I suggest you have a look here http://www.yellow-bricks.com/2011/07/29/vmfs-5-lun-sizing/ as this may help you consider your anticipated IOPS and how many LUNS might be suitable. That said, if your were to err on the side of caution, some people would advise having many LUNS (If my correction to a previous answer is approved, see my comments re LUN IO queues on the array side). I tend to agree, but would go further to then extent them together into a single/few VMFS volumes (don't believe the FUD about extents, and other VMFS limits http://virtualgeek.typepad.com/virtual_geek/2009/03/vmfs-best-practices-and-counter-fud.html). This will have the benefit of managing a single/few datastores within vSphere and, since vSphere automatically balances VMs over the available extents starting with the first block of each extent, the performance benefit spreading your IO over multiple LUNs.

Something else to consider... You say none of the VMs are particularly IO intensive. Given this, you may like to consider a combination of RAID5 and RAID10, to get the best of both worlds (space and speed).

Further, if you have your VMs configured with multiple VMDKs, with the OS and application IO patterns spread across those virtual disks (ie. OS, web, DB, logs, etc each on a separate VMDK), you can then locate each VMDK on a different datastore to match the IO abilities of that physical LUN (eg. OS on RAID5, Logs on RAID10). Its all about keeping similar IO patterns together to take advantage of the mechanical behaviour of the underlying disks so that, for example, log writes in one VM don't impact your web read rates in another VM.

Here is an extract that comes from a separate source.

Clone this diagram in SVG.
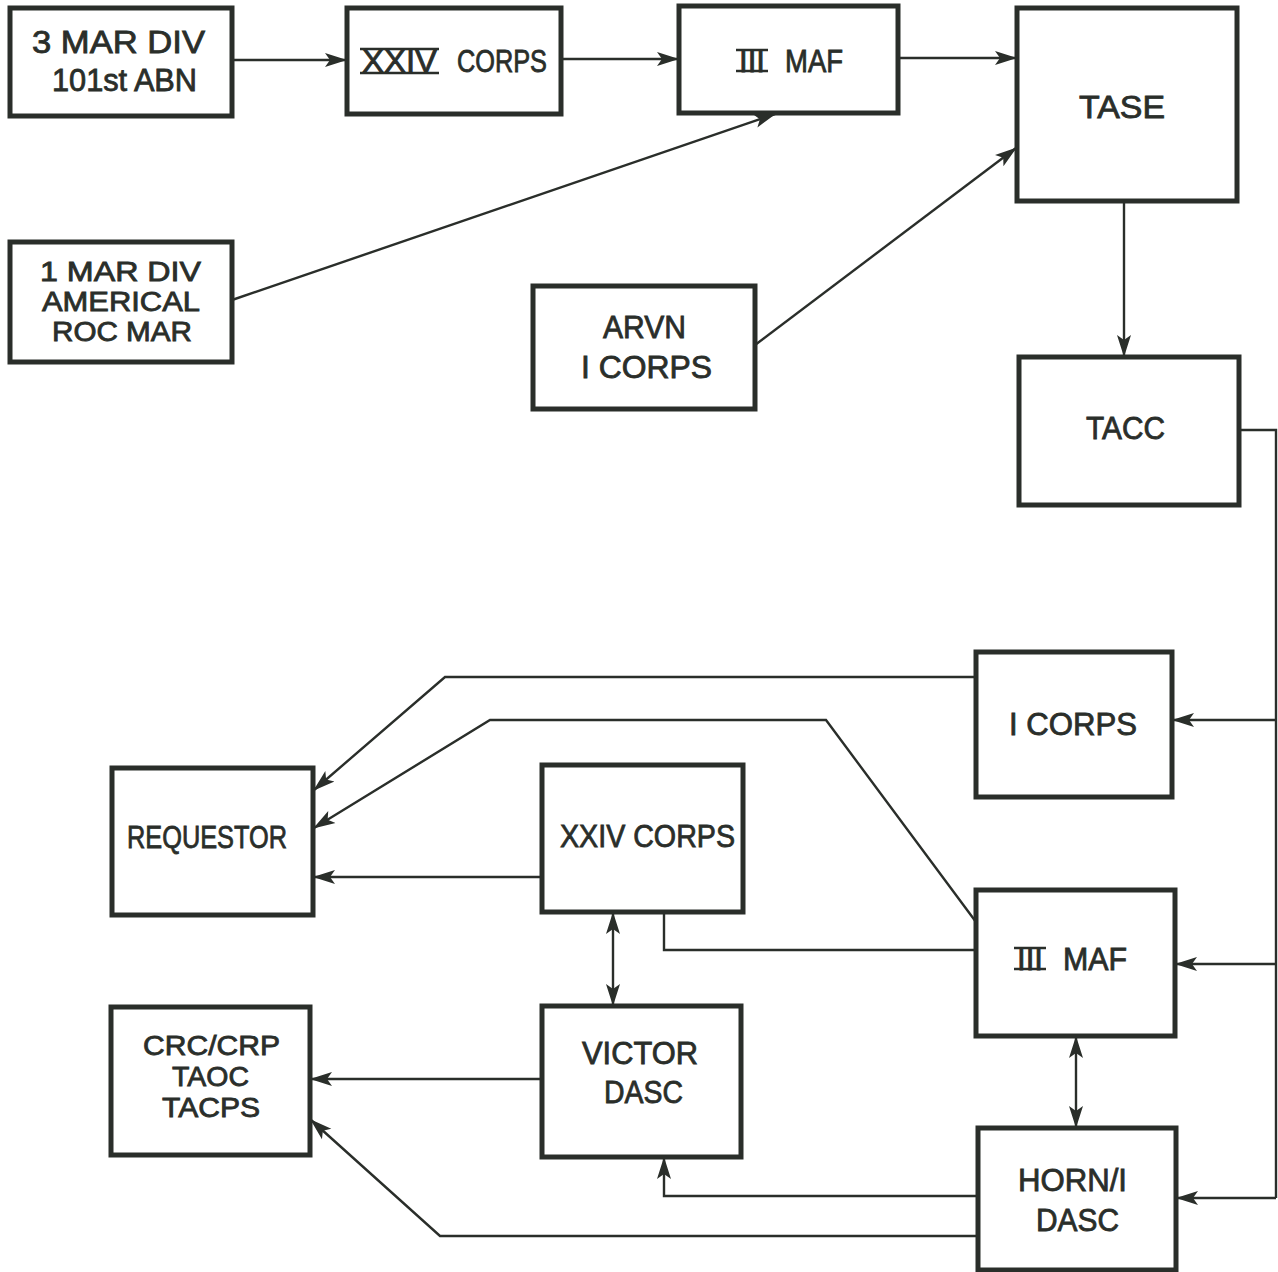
<svg xmlns="http://www.w3.org/2000/svg" width="1278" height="1272" viewBox="0 0 1278 1272">
<defs>
<marker id="ah" markerUnits="userSpaceOnUse" markerWidth="24" markerHeight="16" refX="21" refY="8" orient="auto-start-reverse" viewBox="0 0 24 16">
<path d="M0,1 L22,8 L0,15 L5,8 Z" fill="#2a2e2a"/>
</marker>
<style>
.box{fill:#fff;stroke:#2a2e2a;stroke-width:5}
.lbl{font-family:"Liberation Sans",Arial,sans-serif;font-size:31px;fill:#2a2e2a;stroke:#2a2e2a;stroke-width:0.8}
.sm{font-size:27px}
.c{fill:none;stroke:#2a2e2a;stroke-width:2.4}
.a{marker-end:url(#ah)}
.d{marker-start:url(#ah);marker-end:url(#ah)}
.bar{stroke:#2a2e2a;stroke-width:2.5}
</style>
</defs>
<rect width="1278" height="1272" fill="#fff"/>
<g id="connectors">
<line class="c a" x1="232" y1="60" x2="346" y2="60"/>
<line class="c a" x1="561" y1="59" x2="678" y2="59"/>
<line class="c a" x1="898" y1="58" x2="1016" y2="58"/>
<line class="c a" x1="232" y1="300" x2="775" y2="114"/>
<line class="c a" x1="755" y1="345" x2="1016" y2="148"/>
<line class="c a" x1="1124" y1="201" x2="1124" y2="356"/>
<polyline class="c" points="1239,430 1276,430 1276,1198"/>
<line class="c a" x1="1276" y1="720" x2="1173" y2="720"/>
<line class="c a" x1="1276" y1="964" x2="1176" y2="964"/>
<line class="c a" x1="1276" y1="1198" x2="1177" y2="1198"/>
<polyline class="c a" points="976,677 445,677 314,790"/>
<polyline class="c a" points="976,922 826,720 490,720 314,828"/>
<line class="c a" x1="542" y1="877" x2="314" y2="877"/>
<polyline class="c" points="664,912 664,950 976,950"/>
<line class="c d" x1="613" y1="913" x2="613" y2="1005"/>
<line class="c d" x1="1076" y1="1037" x2="1076" y2="1127"/>
<line class="c a" x1="542" y1="1079" x2="311" y2="1079"/>
<polyline class="c a" points="978,1196 664,1196 664,1158"/>
<polyline class="c a" points="978,1236 440,1236 311,1120"/>
</g>
<g id="n-3mardiv">
<rect class="box" x="10" y="8" width="222" height="108"/>
<text class="lbl" x="32" y="53" textLength="173" lengthAdjust="spacingAndGlyphs">3 MAR  DIV</text>
<text class="lbl" x="52" y="91" textLength="145" lengthAdjust="spacingAndGlyphs">101st ABN</text>
</g>
<g id="n-xxivcorps-top">
<rect class="box" x="347" y="8" width="214" height="106"/>
<text class="lbl" x="362" y="72" textLength="75" lengthAdjust="spacingAndGlyphs">XXIV</text>
<line class="bar" x1="360" y1="49" x2="439" y2="49"/>
<line class="bar" x1="360" y1="73" x2="439" y2="73"/>
<text class="lbl" x="457" y="72" textLength="90" lengthAdjust="spacingAndGlyphs">CORPS</text>
</g>
<g id="n-iiimaf-top">
<rect class="box" x="679" y="6" width="219" height="107"/>
<text class="lbl" x="739" y="72" textLength="26" lengthAdjust="spacingAndGlyphs">III</text>
<line class="bar" x1="736" y1="50" x2="768" y2="50"/>
<line class="bar" x1="736" y1="71" x2="768" y2="71"/>
<text class="lbl" x="785" y="72" textLength="58" lengthAdjust="spacingAndGlyphs">MAF</text>
</g>
<g id="n-tase">
<rect class="box" x="1017" y="8" width="220" height="193"/>
<text class="lbl" x="1079" y="118" textLength="86" lengthAdjust="spacingAndGlyphs">TASE</text>
</g>
<g id="n-1mardiv">
<rect class="box" x="10" y="242" width="222" height="120"/>
<text class="lbl sm" x="40" y="281" textLength="161" lengthAdjust="spacingAndGlyphs">1 MAR DIV</text>
<text class="lbl sm" x="42" y="311" textLength="158" lengthAdjust="spacingAndGlyphs">AMERICAL</text>
<text class="lbl sm" x="52" y="341" textLength="140" lengthAdjust="spacingAndGlyphs">ROC MAR</text>
</g>
<g id="n-arvn">
<rect class="box" x="533" y="286" width="222" height="123"/>
<text class="lbl" x="603" y="338" textLength="83" lengthAdjust="spacingAndGlyphs">ARVN</text>
<text class="lbl" x="581" y="378" textLength="131" lengthAdjust="spacingAndGlyphs">I CORPS</text>
</g>
<g id="n-tacc">
<rect class="box" x="1019" y="357" width="220" height="148"/>
<text class="lbl" x="1086" y="439" textLength="79" lengthAdjust="spacingAndGlyphs">TACC</text>
</g>
<g id="n-icorps">
<rect class="box" x="976" y="652" width="196" height="145"/>
<text class="lbl" x="1009" y="735" textLength="128" lengthAdjust="spacingAndGlyphs">I CORPS</text>
</g>
<g id="n-requestor">
<rect class="box" x="112" y="768" width="201" height="147"/>
<text class="lbl" x="127" y="848" textLength="160" lengthAdjust="spacingAndGlyphs">REQUESTOR</text>
</g>
<g id="n-xxivcorps-mid">
<rect class="box" x="542" y="765" width="201" height="147"/>
<text class="lbl" x="560" y="847" textLength="175" lengthAdjust="spacingAndGlyphs">XXIV CORPS</text>
</g>
<g id="n-iiimaf-mid">
<rect class="box" x="976" y="890" width="199" height="146"/>
<text class="lbl" x="1017" y="970" textLength="26" lengthAdjust="spacingAndGlyphs">III</text>
<line class="bar" x1="1014" y1="948" x2="1046" y2="948"/>
<line class="bar" x1="1014" y1="969" x2="1046" y2="969"/>
<text class="lbl" x="1063" y="970" textLength="64" lengthAdjust="spacingAndGlyphs">MAF</text>
</g>
<g id="n-crc">
<rect class="box" x="111" y="1007" width="199" height="148"/>
<text class="lbl sm" x="143" y="1055" textLength="137" lengthAdjust="spacingAndGlyphs">CRC/CRP</text>
<text class="lbl sm" x="172" y="1086" textLength="77" lengthAdjust="spacingAndGlyphs">TAOC</text>
<text class="lbl sm" x="162" y="1117" textLength="98" lengthAdjust="spacingAndGlyphs">TACPS</text>
</g>
<g id="n-victor">
<rect class="box" x="542" y="1006" width="199" height="151"/>
<text class="lbl" x="582" y="1064" textLength="116" lengthAdjust="spacingAndGlyphs">VICTOR</text>
<text class="lbl" x="604" y="1103" textLength="79" lengthAdjust="spacingAndGlyphs">DASC</text>
</g>
<g id="n-horn">
<rect class="box" x="978" y="1128" width="198" height="142"/>
<text class="lbl" x="1018" y="1191" textLength="109" lengthAdjust="spacingAndGlyphs">HORN/I</text>
<text class="lbl" x="1036" y="1231" textLength="83" lengthAdjust="spacingAndGlyphs">DASC</text>
</g>
</svg>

FYI... you can successfully virtualise DB servers, you just need to analyse the IO patterns & IOPS rates and target that IO to a suitable LUN; all the while being aware of the IO patterns and IOPS that that LUN is already doing. This is why many admins blame virtualiseation for poor DB performance... cos they didn't carefully calculate the IO/IOPS that multiple servers would generate when they put them on a shared LUN (ie. it the admins' fault, not virtualisation's fault).